WHAT YOU WILL DO:
Every line below should be copied exactly; drop the pictures.
▬▬▬▬▬▬
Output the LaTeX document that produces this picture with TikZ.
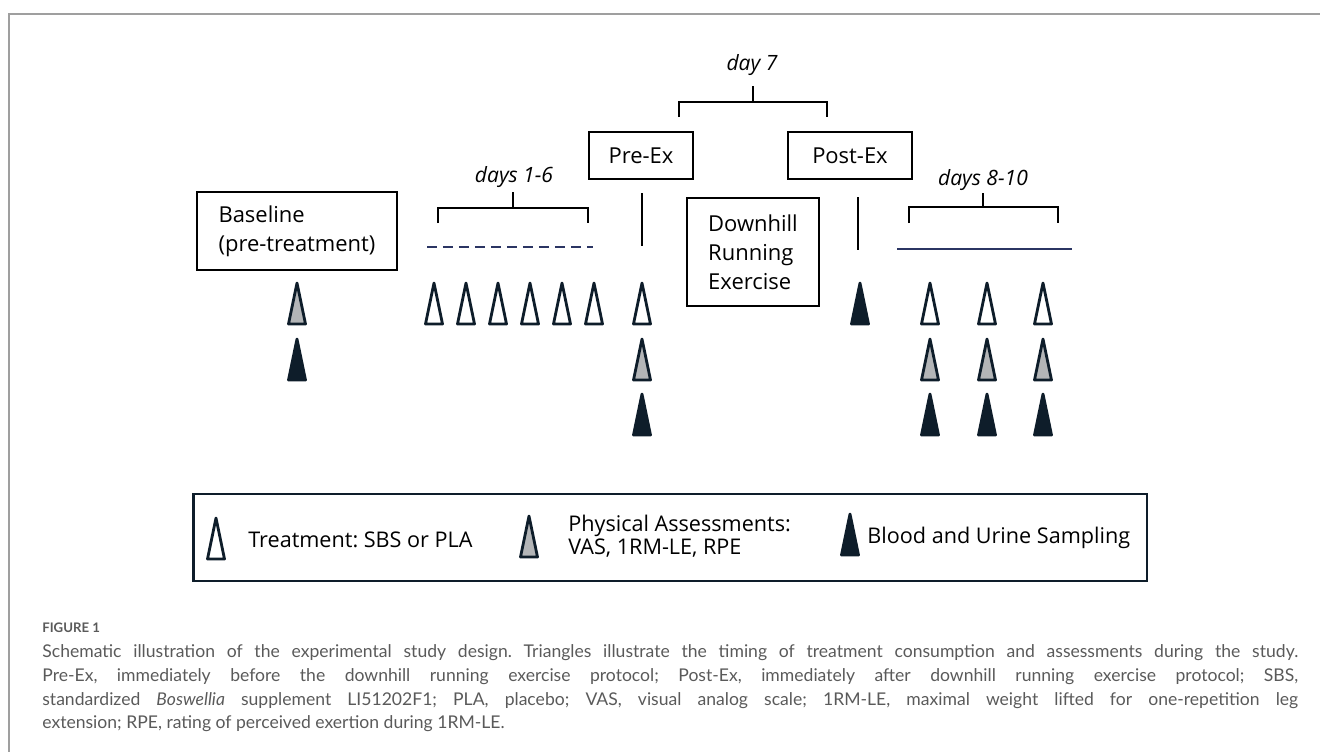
\documentclass[tikz,border=0pt]{standalone}
\usepackage{fontspec}
\setmainfont{Open Sans}
\newfontfamily\capfont{Lato}
\usetikzlibrary{positioning}
\definecolor{navy}{HTML}{0E1D2A}
\definecolor{lineblue}{HTML}{2B3563}
\definecolor{assessgray}{HTML}{B3B5B7}
\definecolor{capgray}{HTML}{5A5A5A}
\frenchspacing

\tikzset{
  phase/.style={draw,line width=1.1pt,inner sep=0pt,align=left,
    font=\fontsize{12.5}{16.5}\selectfont},
  period/.style={inner sep=0pt,anchor=base,font=\fontsize{12}{14}\selectfont\itshape},
  bracket/.style={line width=1.1pt},
  legtext/.style={inner sep=0pt,anchor=west,align=left,font=\fontsize{12.3}{13}\selectfont},
  pics/marker/.style={code={
    \filldraw[draw=navy,fill=#1,line width=1.6pt,line join=round]
      (-8.5,20) -- (0,-21) -- (8.5,20) -- cycle;}}
}

\begin{document}
\begin{tikzpicture}[x=0.02cm,y=-0.02cm]
  \useasboundingbox (0,0) rectangle (1320,752);
  \draw[gray!75,line width=0.9pt] (1320,14) -- (9,14) -- (9,752);

  % phases
  \node[phase,minimum width=4cm,minimum height=1.56cm] (base) at (297,231) {Baseline\\(pre-treatment)};
  \node[phase,minimum width=2.08cm,minimum height=0.94cm] (preex) at (641,155.5) {Pre-Ex};
  \node[phase,minimum width=2.48cm,minimum height=0.94cm] (postex) at (850,155.5) {Post-Ex};
  \node[phase,minimum width=2.64cm,minimum height=2.16cm] (run) at (753,252) {Downhill\\Running\\Exercise};

  % periods and brackets
  \node[period] (day7) at (752,70) {day 7};
  \node[period] (days16) at (514,182) {days 1-6};
  \node[period] (days810) at (983,185) {days 8-10};
  \draw[bracket] (753,86) -- (753,102);
  \draw[bracket] (679,117) |- (827,102) -- (827,117);
  \draw[bracket] (513,192) -- (513,208);
  \draw[bracket] (438,223) |- (588,208) -- (588,223);
  \draw[bracket] (983,193) -- (983,207);
  \draw[bracket] (909,223) |- (1058,207) -- (1058,223);
  \draw[bracket] (642,193) -- (642,246);
  \draw[bracket] (858,197) -- (858,250);
  \draw[lineblue,line width=0.7pt,dash pattern=on 0.2cm off 0.12cm] (427,247) -- (593,247);
  \draw[lineblue,line width=0.9pt] (897,249) -- (1072,249);

  % markers
  \pic at (297,304) {marker=assessgray};
  \pic at (297,360) {marker=navy};
  \foreach \x in {434,466,498,530,562,594}
    \pic at (\x,304) {marker=white};
  \pic at (642,304) {marker=white};
  \pic at (642,360) {marker=assessgray};
  \pic at (642,415) {marker=navy};
  \pic at (860,304) {marker=navy};
  \foreach \x in {930,987,1043} {
    \pic at (\x,304) {marker=white};
    \pic at (\x,360) {marker=assessgray};
    \pic at (\x,415) {marker=navy};
  }

  % legend
  \node[draw=navy,line width=1.6pt,minimum width=19.08cm,minimum height=1.74cm,inner sep=0pt] (legend) at (670,537.5) {};
  \pic at (216,539) {marker=white};
  \node[legtext] (legtreat) at (248,540) {Treatment: SBS or PLA};
  \pic at (529,537) {marker=assessgray};
  \node[legtext] (legphys) at (568,536) {Physical Assessments:\\VAS, 1RM-LE, RPE};
  \pic at (850,535) {marker=navy};
  \node[legtext] (legblood) at (867,538) {Blood and Urine Sampling};

  % caption
  \node[anchor=west,inner sep=0pt,text=capgray,font=\capfont\bfseries\fontsize{7.5}{9}\selectfont] (figno) at (42,628) {FIGURE 1};
  \node[anchor=north west,inner sep=0pt,text width=25.12cm,align=justify,text=capgray,
    font=\capfont\fontsize{10}{13.6}\selectfont] (caption) at (42,644)
    {\hyphenpenalty=10000\emergencystretch=3em
     Schematic illustration of the experimental study design. Triangles illustrate the timing of treatment consumption and assessments during the study.\linebreak
     Pre-Ex, immediately before the downhill running exercise protocol; Post-Ex, immediately after downhill running exercise protocol; SBS,\linebreak
     standardized \textit{Boswellia} supplement LI51202F1; PLA, placebo; VAS, visual analog scale; 1RM-LE, maximal weight lifted for one-repetition leg\linebreak
     extension; RPE, rating of perceived exertion during 1RM-LE.};
\end{tikzpicture}
\end{document}
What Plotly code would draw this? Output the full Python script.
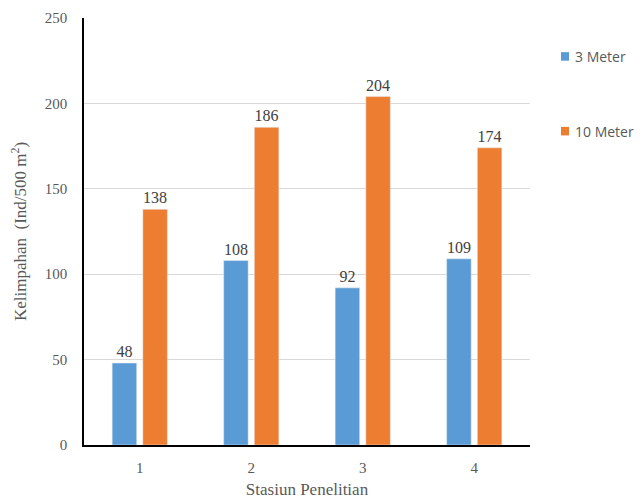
import plotly.graph_objects as go

stations = ["1", "2", "3", "4"]
depth_3m = [48, 108, 92, 109]
depth_10m = [138, 186, 204, 174]
y_ticks = [0, 50, 100, 150, 200, 250]

series = [
    ("3 Meter", depth_3m, "#5B9BD5"),
    ("10 Meter", depth_10m, "#ED7D31"),
]

serif = "Liberation Serif"
sans = "Open Sans"

fig = go.Figure()
for name, values, color in series:
    fig.add_trace(go.Bar(
        x=stations, y=values, name=name,
        marker=dict(color=color),
        text=values, textposition="outside", cliponaxis=False,
        textfont=dict(family=serif, size=16, color="#404040"),
    ))

# Legend drawn to the right of the plot: a colour square plus the series name
legend_y = [0.91, 0.735]
for (name, _, color), ly in zip(series, legend_y):
    fig.add_shape(type="rect", xref="paper", yref="paper",
                  x0=1.0695, x1=1.0875, y0=ly - 0.01, y1=ly + 0.01,
                  fillcolor=color, line=dict(width=0))
    fig.add_annotation(text=name, xref="paper", yref="paper",
                       x=1.097, y=ly, xanchor="left", yanchor="middle",
                       showarrow=False,
                       font=dict(family=sans, size=14, color="#595959"))

fig.update_layout(
    width=641, height=499,
    margin=dict(l=84, r=111, t=18, b=54),
    paper_bgcolor="white", plot_bgcolor="white",
    barmode="group", bargap=0.45, bargroupgap=0.2,
    showlegend=False,
    xaxis=dict(
        automargin=False,
        showline=True, linecolor="black", linewidth=1.5,
        ticks="", ticklabelstandoff=8,
        tickfont=dict(family=serif, size=15, color="#595959"),
        title=dict(text="Stasiun Penelitian", standoff=10,
                   font=dict(family=serif, size=17, color="#595959")),
    ),
    yaxis=dict(
        automargin=False,
        range=[0, 250], tickvals=y_ticks,
        showline=True, linecolor="black", linewidth=1.5,
        showgrid=True, gridcolor="#D9D9D9", gridwidth=1,
        zeroline=False, ticks="", ticklabelstandoff=12,
        tickfont=dict(family=serif, size=15, color="#595959"),
        title=dict(text="Kelimpahan  (Ind/500 m<sup>2</sup>)", standoff=14,
                   font=dict(family=serif, size=17, color="#595959")),
    ),
)

fig.write_html("out.html")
▬▬▬▬▬▬
SOLUTION TO THIS PROBLEM:
Output the LaTeX document that produces this picture with TikZ.
\documentclass[tikz,border=0pt]{standalone}
\usepackage{fontspec}
\setmainfont{Open Sans}
\newfontfamily\capfont{Lato}
\usetikzlibrary{positioning}
\definecolor{navy}{HTML}{0E1D2A}
\definecolor{lineblue}{HTML}{2B3563}
\definecolor{assessgray}{HTML}{B3B5B7}
\definecolor{capgray}{HTML}{5A5A5A}
\frenchspacing

\tikzset{
  phase/.style={draw,line width=1.1pt,inner sep=0pt,align=left,
    font=\fontsize{12.5}{16.5}\selectfont},
  period/.style={inner sep=0pt,anchor=base,font=\fontsize{12}{14}\selectfont\itshape},
  bracket/.style={line width=1.1pt},
  legtext/.style={inner sep=0pt,anchor=west,align=left,font=\fontsize{12.3}{13}\selectfont},
  pics/marker/.style={code={
    \filldraw[draw=navy,fill=#1,line width=1.6pt,line join=round]
      (-8.5,20) -- (0,-21) -- (8.5,20) -- cycle;}}
}

\begin{document}
\begin{tikzpicture}[x=0.02cm,y=-0.02cm]
  \useasboundingbox (0,0) rectangle (1320,752);
  \draw[gray!75,line width=0.9pt] (1320,14) -- (9,14) -- (9,752);

  % phases
  \node[phase,minimum width=4cm,minimum height=1.56cm] (base) at (297,231) {Baseline\\(pre-treatment)};
  \node[phase,minimum width=2.08cm,minimum height=0.94cm] (preex) at (641,155.5) {Pre-Ex};
  \node[phase,minimum width=2.48cm,minimum height=0.94cm] (postex) at (850,155.5) {Post-Ex};
  \node[phase,minimum width=2.64cm,minimum height=2.16cm] (run) at (753,252) {Downhill\\Running\\Exercise};

  % periods and brackets
  \node[period] (day7) at (752,70) {day 7};
  \node[period] (days16) at (514,182) {days 1-6};
  \node[period] (days810) at (983,185) {days 8-10};
  \draw[bracket] (753,86) -- (753,102);
  \draw[bracket] (679,117) |- (827,102) -- (827,117);
  \draw[bracket] (513,192) -- (513,208);
  \draw[bracket] (438,223) |- (588,208) -- (588,223);
  \draw[bracket] (983,193) -- (983,207);
  \draw[bracket] (909,223) |- (1058,207) -- (1058,223);
  \draw[bracket] (642,193) -- (642,246);
  \draw[bracket] (858,197) -- (858,250);
  \draw[lineblue,line width=0.7pt,dash pattern=on 0.2cm off 0.12cm] (427,247) -- (593,247);
  \draw[lineblue,line width=0.9pt] (897,249) -- (1072,249);

  % markers
  \pic at (297,304) {marker=assessgray};
  \pic at (297,360) {marker=navy};
  \foreach \x in {434,466,498,530,562,594}
    \pic at (\x,304) {marker=white};
  \pic at (642,304) {marker=white};
  \pic at (642,360) {marker=assessgray};
  \pic at (642,415) {marker=navy};
  \pic at (860,304) {marker=navy};
  \foreach \x in {930,987,1043} {
    \pic at (\x,304) {marker=white};
    \pic at (\x,360) {marker=assessgray};
    \pic at (\x,415) {marker=navy};
  }

  % legend
  \node[draw=navy,line width=1.6pt,minimum width=19.08cm,minimum height=1.74cm,inner sep=0pt] (legend) at (670,537.5) {};
  \pic at (216,539) {marker=white};
  \node[legtext] (legtreat) at (248,540) {Treatment: SBS or PLA};
  \pic at (529,537) {marker=assessgray};
  \node[legtext] (legphys) at (568,536) {Physical Assessments:\\VAS, 1RM-LE, RPE};
  \pic at (850,535) {marker=navy};
  \node[legtext] (legblood) at (867,538) {Blood and Urine Sampling};

  % caption
  \node[anchor=west,inner sep=0pt,text=capgray,font=\capfont\bfseries\fontsize{7.5}{9}\selectfont] (figno) at (42,628) {FIGURE 1};
  \node[anchor=north west,inner sep=0pt,text width=25.12cm,align=justify,text=capgray,
    font=\capfont\fontsize{10}{13.6}\selectfont] (caption) at (42,644)
    {\hyphenpenalty=10000\emergencystretch=3em
     Schematic illustration of the experimental study design. Triangles illustrate the timing of treatment consumption and assessments during the study.\linebreak
     Pre-Ex, immediately before the downhill running exercise protocol; Post-Ex, immediately after downhill running exercise protocol; SBS,\linebreak
     standardized \textit{Boswellia} supplement LI51202F1; PLA, placebo; VAS, visual analog scale; 1RM-LE, maximal weight lifted for one-repetition leg\linebreak
     extension; RPE, rating of perceived exertion during 1RM-LE.};
\end{tikzpicture}
\end{document}
What Plotly code would draw this? Output the full Python script.
import plotly.graph_objects as go

stations = ["1", "2", "3", "4"]
depth_3m = [48, 108, 92, 109]
depth_10m = [138, 186, 204, 174]
y_ticks = [0, 50, 100, 150, 200, 250]

series = [
    ("3 Meter", depth_3m, "#5B9BD5"),
    ("10 Meter", depth_10m, "#ED7D31"),
]

serif = "Liberation Serif"
sans = "Open Sans"

fig = go.Figure()
for name, values, color in series:
    fig.add_trace(go.Bar(
        x=stations, y=values, name=name,
        marker=dict(color=color),
        text=values, textposition="outside", cliponaxis=False,
        textfont=dict(family=serif, size=16, color="#404040"),
    ))

# Legend drawn to the right of the plot: a colour square plus the series name
legend_y = [0.91, 0.735]
for (name, _, color), ly in zip(series, legend_y):
    fig.add_shape(type="rect", xref="paper", yref="paper",
                  x0=1.0695, x1=1.0875, y0=ly - 0.01, y1=ly + 0.01,
                  fillcolor=color, line=dict(width=0))
    fig.add_annotation(text=name, xref="paper", yref="paper",
                       x=1.097, y=ly, xanchor="left", yanchor="middle",
                       showarrow=False,
                       font=dict(family=sans, size=14, color="#595959"))

fig.update_layout(
    width=641, height=499,
    margin=dict(l=84, r=111, t=18, b=54),
    paper_bgcolor="white", plot_bgcolor="white",
    barmode="group", bargap=0.45, bargroupgap=0.2,
    showlegend=False,
    xaxis=dict(
        automargin=False,
        showline=True, linecolor="black", linewidth=1.5,
        ticks="", ticklabelstandoff=8,
        tickfont=dict(family=serif, size=15, color="#595959"),
        title=dict(text="Stasiun Penelitian", standoff=10,
                   font=dict(family=serif, size=17, color="#595959")),
    ),
    yaxis=dict(
        automargin=False,
        range=[0, 250], tickvals=y_ticks,
        showline=True, linecolor="black", linewidth=1.5,
        showgrid=True, gridcolor="#D9D9D9", gridwidth=1,
        zeroline=False, ticks="", ticklabelstandoff=12,
        tickfont=dict(family=serif, size=15, color="#595959"),
        title=dict(text="Kelimpahan  (Ind/500 m<sup>2</sup>)", standoff=14,
                   font=dict(family=serif, size=17, color="#595959")),
    ),
)

fig.write_html("out.html")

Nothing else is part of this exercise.